Anschluss: 75 Years Ago Germany Annexed Austria, One Year Ahead of World War II
Seventy-five years ago Tuesday, Nazi Germany annexed neighboring Austria in the “Anschluss,” a long-held dream of Chancellor Adolf Hitler and many others, including non-Nazis, in the two German-speaking states.
Austria's chancellor at the time, Kurt Schuschnigg, opposed Hitler’s takeover, but his desperate attempt to hold a referendum on the question was squelched by a coup by the Austrian Nazi Party in Vienna. The next day, March 12, 1938, the German Wehrmacht marched into Austria to enforce the Anschluss – with little or no resistance. In fact, many Austrian Nazi sympathizers showered the invading forces with flowers. (Schuschnigg resigned as chancellor the night before, knowing he was doomed).
Hitler fantasized creating a Greater German Reich that would unite all German peoples of the former empire that it lost in the First World War -- and then some. Seizing Austria, which had been Germany's ally in that war, was the first step in realizing that pan-Germanic dream.
Hitler, of course, was born in Braunau am Inn in Austria.
Upon annexation, Austria became the German province of Ostmark and Arthur Seyss-Inquart, a prominent Austrian Nazi, became its Reichsstatthalter, or governor.
The Anschluss spelled doom for thousands of Austrian Communists, Jews and other anti-Nazis -- about 70,000 Austrians were arrested within weeks of the German annexation.
Strangely, the Anschluss failed to excite the fears of the Western powers who were already preparing for another war with Germany. It was not until the Third Reich steamrolled into the Sudetenland, the German-speaking parts of Czechoslovakia, in October 1938 that an international crisis was sparked – within one year, with Germany’s blitzkrieg of Poland, another global war was on.
About 200,000 Jews lived in Austria at the time of Anschluss, 180,000 of them clustered in Vienna, according to Jewish Virtual Library. By the end of the war, fewer than 2,000 remained.
Austria remained part of the Third Reich until the bitter end of the war in 1945; it was then occupied by the Allies and did not officially regain sovereignty until 1955, as neutral territory in the Cold War.
BBC reported on some interesting revelations about Vienna’s famed Philharmonic orchestra in connection with the Anschluss.
Nearly half of the musicians (60 out of 123) in the Philharmonic during World War II were official members of the Nazi Party.

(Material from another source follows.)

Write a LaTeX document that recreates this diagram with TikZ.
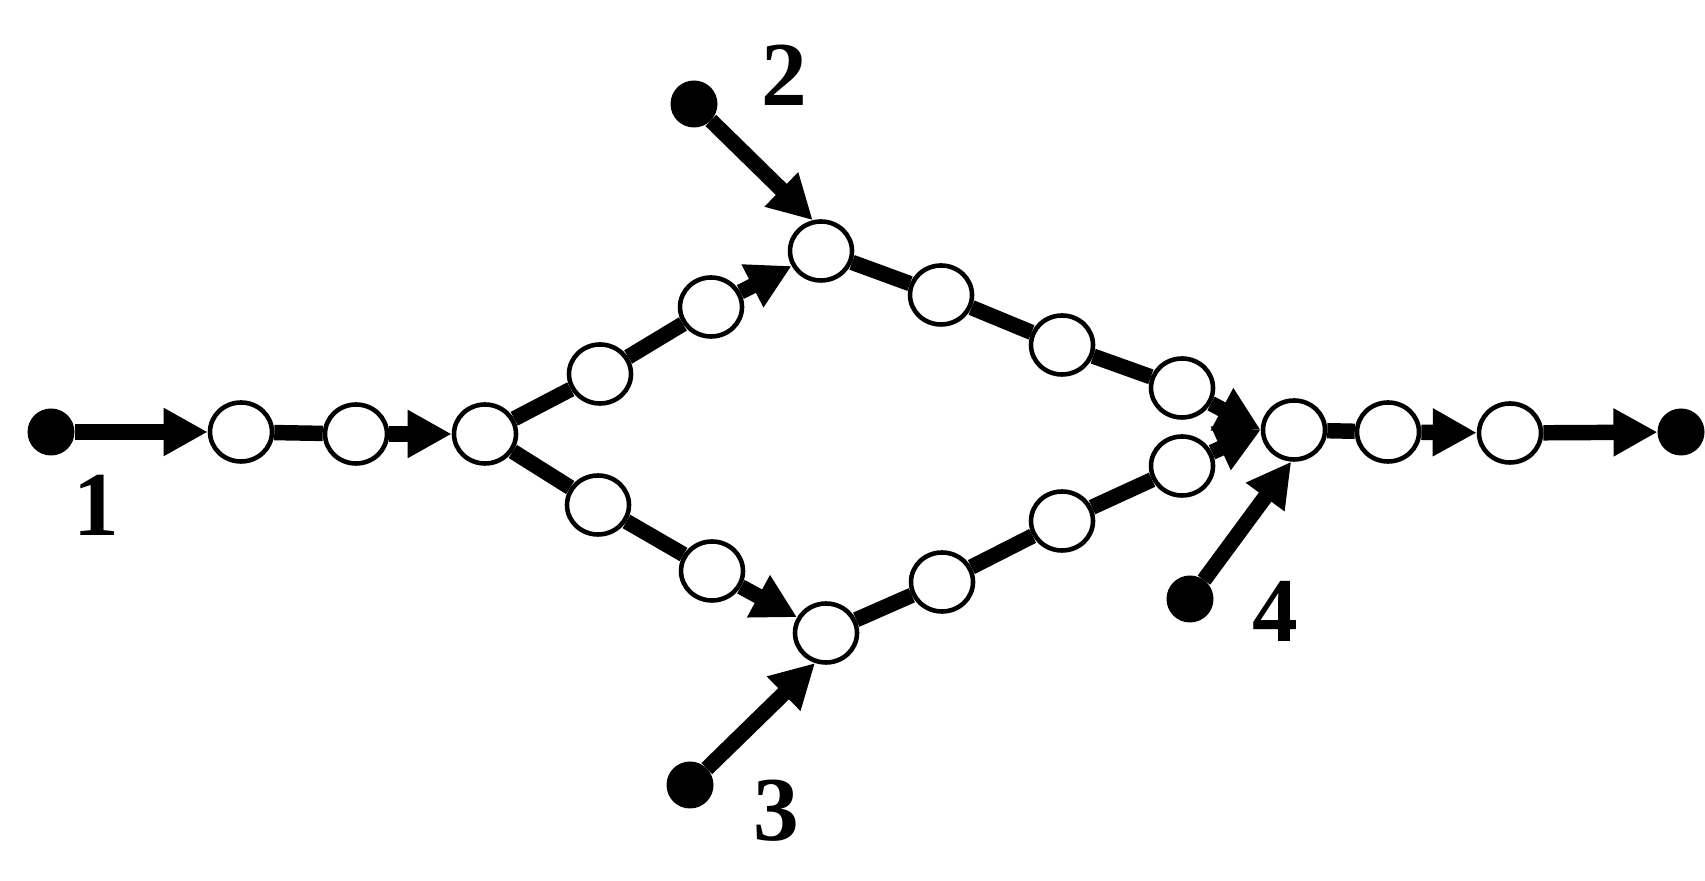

About 13 musicians were removed for being Jewish or having married Jewish spouses (five of whom perished in concentration camps).
Historians have also uncovered that Helmut Wobisch, a trumpeter in the Philharmonic who was also a Nazi Party member and later joined the Waffen SS, handed over a ring of honor to Baldur von Schirach, the Nazi governor of Vienna who supervised the deportation of some 65,000 Austrian Jews to death camps.
But long before then, Austria lost thousands of its best talent – many of them Jews -- in the years leading up to Anschluss.
Among the luminaries who fled Austria included the founding father of psychoanalysis, Sigmund Freud, artist Oskar Kokoschka, film director Billy Wilder, actor Peter Lorre, novelist Stefan Zweig, photographer Erich Lessing and chemist Carl Djerassi, who later developed the contraceptive pill.
The exodus of brilliant minds from Austria was "a monstrous cultural blow," Johanna Rachinger, director of Austria's National Library (OeNB), told Agence France Presse.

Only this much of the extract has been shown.